Effects of the Curse of Dimensionality:

  • Increased computational complexity
  • Sparsity of data points
  • Increased distance between data points
  • Overfitting due to the abundance of features
  • Need for more data to maintain statistical significance

Strategies to Mitigate the Curse of Dimensionality:

  • Feature selection and dimensionality reduction techniques
  • Regularization to prevent overfitting
  • Use of domain knowledge to reduce irrelevant features
  • Feature engineering to create meaningful features
  • Model selection based on the complexity of the data

Reachability Distance & Local Reachability Density

Reachability Distance:

Reachability distance expresses the maximum of the distance between two points and the k-distance of the second point. The distance metric used can be Euclidean, Minkowski, Manhattan, or any other distance measure.

Formula:

Reachability_Distance(a, b) = max{ k-distance(b), normal_distance(a, b) }

Local Reachability Density:

Local reachability density refers to how far we need to go from a given point to reach its neighboring points. The reachability distances of the k closest neighbors of a point are used to calculate the local reachability density. The sum of these reachability distances is divided by k, and the inverse of this value gives the desired density.

Formula:

Local_reachability_density(a) = 1 / ( sum( Reachability_Distance(a, n) ) / k )

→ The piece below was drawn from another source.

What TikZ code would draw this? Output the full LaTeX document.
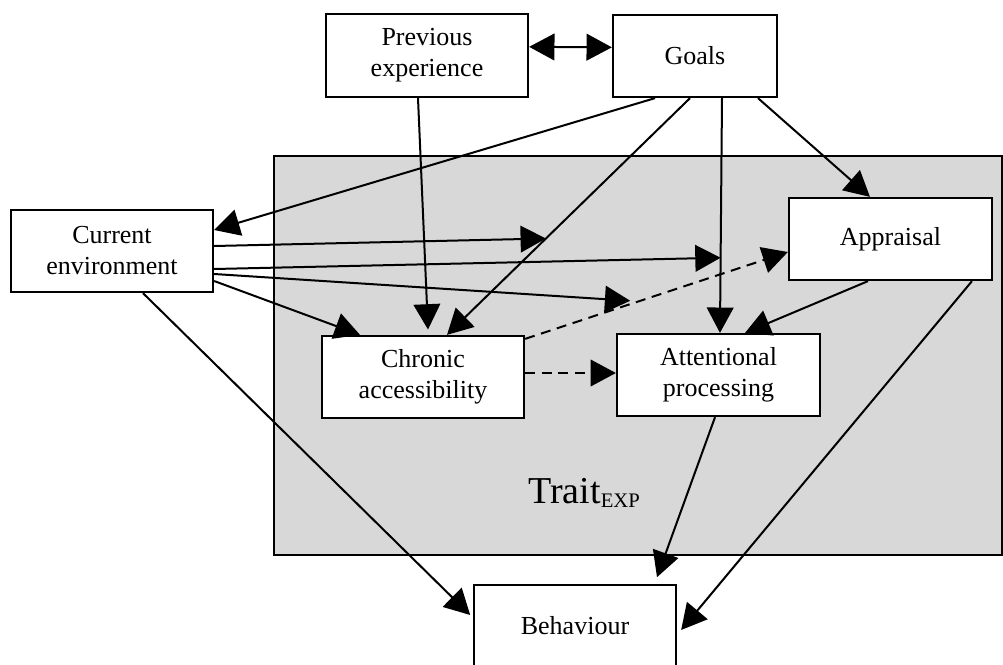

Where n refers to the k nearest neighbors of point a.

Local Outlier Factor (LOF)

The Local Outlier Factor (LOF) is a measure used to identify the degree to which a data point deviates from its neighbors. It is based on the concept of local density and is particularly useful for detecting outliers in datasets with varying densities.

How LOF Works:

  • LOF compares the local reachability density of a point with those of its k-nearest neighbors.
  • If a point has a significantly lower local reachability density than its neighbors, it is considered an outlier.
  • LOF values greater than 1 indicate outliers, where higher values signify stronger anomalies.

Formula:

LOF(a) = ( sum( Local_reachability_density(n) / Local_reachability_density(a) ) ) / k

Where n refers to the k-nearest neighbors of point a.

Interpretation:

  • LOF ≈ 1 → The point is in a dense region (normal).
  • LOF > 1 → The point is in a sparse region (potential outlier).
  • Higher LOF → Stronger outlier indication.